Goal of the exercise:
Only the lines from the start up to and including the line containing "from matplotlib.lines import Line2D" should be repeated, word for word.

Information provided:

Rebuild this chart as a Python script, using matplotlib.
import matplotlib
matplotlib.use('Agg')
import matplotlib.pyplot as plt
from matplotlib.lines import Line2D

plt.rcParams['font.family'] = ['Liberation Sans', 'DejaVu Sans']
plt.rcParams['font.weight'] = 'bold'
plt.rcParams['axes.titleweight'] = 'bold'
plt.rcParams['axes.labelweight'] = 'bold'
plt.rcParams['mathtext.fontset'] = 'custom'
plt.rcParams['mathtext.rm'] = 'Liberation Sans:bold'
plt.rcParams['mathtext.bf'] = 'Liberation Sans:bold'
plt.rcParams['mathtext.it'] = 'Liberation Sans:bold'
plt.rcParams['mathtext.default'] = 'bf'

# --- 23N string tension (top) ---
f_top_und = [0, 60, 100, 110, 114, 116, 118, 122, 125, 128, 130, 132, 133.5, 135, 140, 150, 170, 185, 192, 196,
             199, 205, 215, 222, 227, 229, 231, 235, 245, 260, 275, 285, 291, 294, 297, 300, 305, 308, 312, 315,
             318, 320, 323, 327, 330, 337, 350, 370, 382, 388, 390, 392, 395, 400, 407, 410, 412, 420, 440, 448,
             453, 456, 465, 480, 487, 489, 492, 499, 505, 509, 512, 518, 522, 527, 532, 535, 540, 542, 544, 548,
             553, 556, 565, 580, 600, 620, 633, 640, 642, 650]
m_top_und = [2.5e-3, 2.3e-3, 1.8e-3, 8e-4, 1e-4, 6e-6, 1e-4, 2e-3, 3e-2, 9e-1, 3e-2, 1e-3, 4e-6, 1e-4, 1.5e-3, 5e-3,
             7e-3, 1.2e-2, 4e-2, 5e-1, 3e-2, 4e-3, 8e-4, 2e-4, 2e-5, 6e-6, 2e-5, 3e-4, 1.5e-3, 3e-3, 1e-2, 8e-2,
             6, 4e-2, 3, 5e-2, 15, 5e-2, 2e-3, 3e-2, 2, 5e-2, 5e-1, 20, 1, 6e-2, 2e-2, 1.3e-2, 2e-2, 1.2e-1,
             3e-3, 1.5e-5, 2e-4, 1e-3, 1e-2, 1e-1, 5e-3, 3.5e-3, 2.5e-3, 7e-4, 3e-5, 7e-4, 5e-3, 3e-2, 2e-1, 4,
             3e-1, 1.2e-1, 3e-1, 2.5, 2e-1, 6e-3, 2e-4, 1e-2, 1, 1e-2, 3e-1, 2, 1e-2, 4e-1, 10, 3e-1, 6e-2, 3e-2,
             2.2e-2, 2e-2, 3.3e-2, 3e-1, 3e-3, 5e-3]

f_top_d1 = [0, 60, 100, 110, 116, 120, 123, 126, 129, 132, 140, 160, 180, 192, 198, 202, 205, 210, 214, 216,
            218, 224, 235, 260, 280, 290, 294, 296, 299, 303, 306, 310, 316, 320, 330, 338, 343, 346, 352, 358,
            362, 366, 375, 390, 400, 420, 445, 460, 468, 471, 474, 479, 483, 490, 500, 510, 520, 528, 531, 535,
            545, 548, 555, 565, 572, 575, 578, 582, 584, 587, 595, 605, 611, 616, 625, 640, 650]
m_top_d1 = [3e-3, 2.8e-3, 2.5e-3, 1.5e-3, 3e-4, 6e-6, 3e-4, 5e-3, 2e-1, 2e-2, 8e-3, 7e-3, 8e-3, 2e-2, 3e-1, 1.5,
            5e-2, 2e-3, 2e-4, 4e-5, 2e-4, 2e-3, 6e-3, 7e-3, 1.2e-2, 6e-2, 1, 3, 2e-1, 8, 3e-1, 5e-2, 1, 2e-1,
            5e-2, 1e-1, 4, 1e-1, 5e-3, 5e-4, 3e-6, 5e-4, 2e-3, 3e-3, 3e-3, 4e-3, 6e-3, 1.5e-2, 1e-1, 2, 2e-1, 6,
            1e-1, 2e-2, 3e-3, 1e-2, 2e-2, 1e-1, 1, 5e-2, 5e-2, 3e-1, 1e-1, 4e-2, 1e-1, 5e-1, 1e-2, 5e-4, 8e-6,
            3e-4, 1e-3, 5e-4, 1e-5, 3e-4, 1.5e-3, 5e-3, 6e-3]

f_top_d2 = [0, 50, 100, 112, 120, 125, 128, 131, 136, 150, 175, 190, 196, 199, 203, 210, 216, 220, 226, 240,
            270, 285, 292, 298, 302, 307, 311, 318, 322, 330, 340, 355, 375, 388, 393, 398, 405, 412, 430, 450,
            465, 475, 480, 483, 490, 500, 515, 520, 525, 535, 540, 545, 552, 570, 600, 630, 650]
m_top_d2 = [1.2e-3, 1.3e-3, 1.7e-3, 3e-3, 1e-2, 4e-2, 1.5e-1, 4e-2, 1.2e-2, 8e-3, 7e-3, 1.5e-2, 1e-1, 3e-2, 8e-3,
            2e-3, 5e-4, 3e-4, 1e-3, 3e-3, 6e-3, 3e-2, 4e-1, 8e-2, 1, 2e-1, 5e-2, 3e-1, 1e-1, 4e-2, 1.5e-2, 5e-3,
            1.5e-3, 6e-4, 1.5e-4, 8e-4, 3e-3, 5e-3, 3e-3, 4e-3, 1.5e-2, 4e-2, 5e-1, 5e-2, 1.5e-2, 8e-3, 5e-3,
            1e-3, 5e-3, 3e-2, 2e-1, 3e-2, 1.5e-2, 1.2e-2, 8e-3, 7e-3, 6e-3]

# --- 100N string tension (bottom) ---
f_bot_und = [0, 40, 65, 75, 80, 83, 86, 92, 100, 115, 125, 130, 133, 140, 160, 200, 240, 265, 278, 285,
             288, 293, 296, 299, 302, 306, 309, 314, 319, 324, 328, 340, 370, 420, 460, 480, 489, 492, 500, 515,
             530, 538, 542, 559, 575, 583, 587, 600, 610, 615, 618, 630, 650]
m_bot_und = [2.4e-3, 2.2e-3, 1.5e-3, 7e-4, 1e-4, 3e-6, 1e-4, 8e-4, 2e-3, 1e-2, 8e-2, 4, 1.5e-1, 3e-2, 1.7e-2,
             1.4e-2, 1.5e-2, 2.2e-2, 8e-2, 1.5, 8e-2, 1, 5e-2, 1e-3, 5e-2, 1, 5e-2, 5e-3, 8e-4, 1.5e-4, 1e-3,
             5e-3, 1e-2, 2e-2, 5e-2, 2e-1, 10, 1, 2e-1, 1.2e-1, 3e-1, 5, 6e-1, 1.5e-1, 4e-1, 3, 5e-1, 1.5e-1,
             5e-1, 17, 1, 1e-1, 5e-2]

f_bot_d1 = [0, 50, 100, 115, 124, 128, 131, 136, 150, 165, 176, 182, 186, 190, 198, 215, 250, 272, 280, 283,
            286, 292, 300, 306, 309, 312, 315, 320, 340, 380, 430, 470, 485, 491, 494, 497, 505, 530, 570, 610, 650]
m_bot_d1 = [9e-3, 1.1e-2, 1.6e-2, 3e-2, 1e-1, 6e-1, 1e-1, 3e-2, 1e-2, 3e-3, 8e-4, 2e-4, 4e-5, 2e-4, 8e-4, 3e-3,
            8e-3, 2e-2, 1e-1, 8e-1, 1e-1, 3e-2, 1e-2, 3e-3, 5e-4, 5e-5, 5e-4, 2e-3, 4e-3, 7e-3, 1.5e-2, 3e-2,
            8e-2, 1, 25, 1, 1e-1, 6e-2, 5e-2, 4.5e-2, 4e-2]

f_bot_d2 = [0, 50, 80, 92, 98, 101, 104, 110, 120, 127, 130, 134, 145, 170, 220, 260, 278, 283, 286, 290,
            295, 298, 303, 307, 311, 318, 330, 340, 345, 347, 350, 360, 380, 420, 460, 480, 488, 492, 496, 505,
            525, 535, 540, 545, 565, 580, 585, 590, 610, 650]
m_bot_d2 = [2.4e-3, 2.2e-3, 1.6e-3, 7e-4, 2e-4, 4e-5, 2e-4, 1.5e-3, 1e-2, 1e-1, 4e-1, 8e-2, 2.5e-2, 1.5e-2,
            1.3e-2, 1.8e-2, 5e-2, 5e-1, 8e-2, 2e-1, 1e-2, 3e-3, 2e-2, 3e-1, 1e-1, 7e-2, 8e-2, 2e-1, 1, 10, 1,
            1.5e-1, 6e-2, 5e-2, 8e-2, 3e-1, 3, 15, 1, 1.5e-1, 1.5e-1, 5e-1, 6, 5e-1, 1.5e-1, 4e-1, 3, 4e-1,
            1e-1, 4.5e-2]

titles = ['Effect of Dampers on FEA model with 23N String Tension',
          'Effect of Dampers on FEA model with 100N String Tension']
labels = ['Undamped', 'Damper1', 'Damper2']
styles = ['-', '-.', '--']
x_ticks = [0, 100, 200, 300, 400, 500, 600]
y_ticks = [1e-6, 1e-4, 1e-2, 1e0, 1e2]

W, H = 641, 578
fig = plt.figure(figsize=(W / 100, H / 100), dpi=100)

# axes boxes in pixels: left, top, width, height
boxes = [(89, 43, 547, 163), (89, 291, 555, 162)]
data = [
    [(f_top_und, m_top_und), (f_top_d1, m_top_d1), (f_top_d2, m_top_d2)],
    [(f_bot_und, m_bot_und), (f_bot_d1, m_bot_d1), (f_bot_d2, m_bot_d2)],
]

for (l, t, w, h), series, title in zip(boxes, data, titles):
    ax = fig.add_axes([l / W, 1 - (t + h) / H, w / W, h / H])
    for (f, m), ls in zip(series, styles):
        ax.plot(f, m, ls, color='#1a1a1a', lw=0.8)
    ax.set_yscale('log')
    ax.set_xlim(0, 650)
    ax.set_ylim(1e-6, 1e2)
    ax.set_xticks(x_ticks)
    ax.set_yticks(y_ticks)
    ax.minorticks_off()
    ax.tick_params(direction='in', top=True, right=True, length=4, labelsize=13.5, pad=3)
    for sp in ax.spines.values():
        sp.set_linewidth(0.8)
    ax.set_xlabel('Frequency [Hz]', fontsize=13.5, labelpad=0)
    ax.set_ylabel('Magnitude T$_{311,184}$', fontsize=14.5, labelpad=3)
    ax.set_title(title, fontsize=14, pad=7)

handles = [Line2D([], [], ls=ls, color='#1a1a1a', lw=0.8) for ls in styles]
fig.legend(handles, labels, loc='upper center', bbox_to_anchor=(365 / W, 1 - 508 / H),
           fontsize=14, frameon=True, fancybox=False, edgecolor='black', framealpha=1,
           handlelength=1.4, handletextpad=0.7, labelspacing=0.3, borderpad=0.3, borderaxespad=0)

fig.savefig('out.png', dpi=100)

Written response:
Rebuild this chart as a Python script, using matplotlib.
import matplotlib
matplotlib.use('Agg')
import matplotlib.pyplot as plt
from matplotlib.lines import Line2D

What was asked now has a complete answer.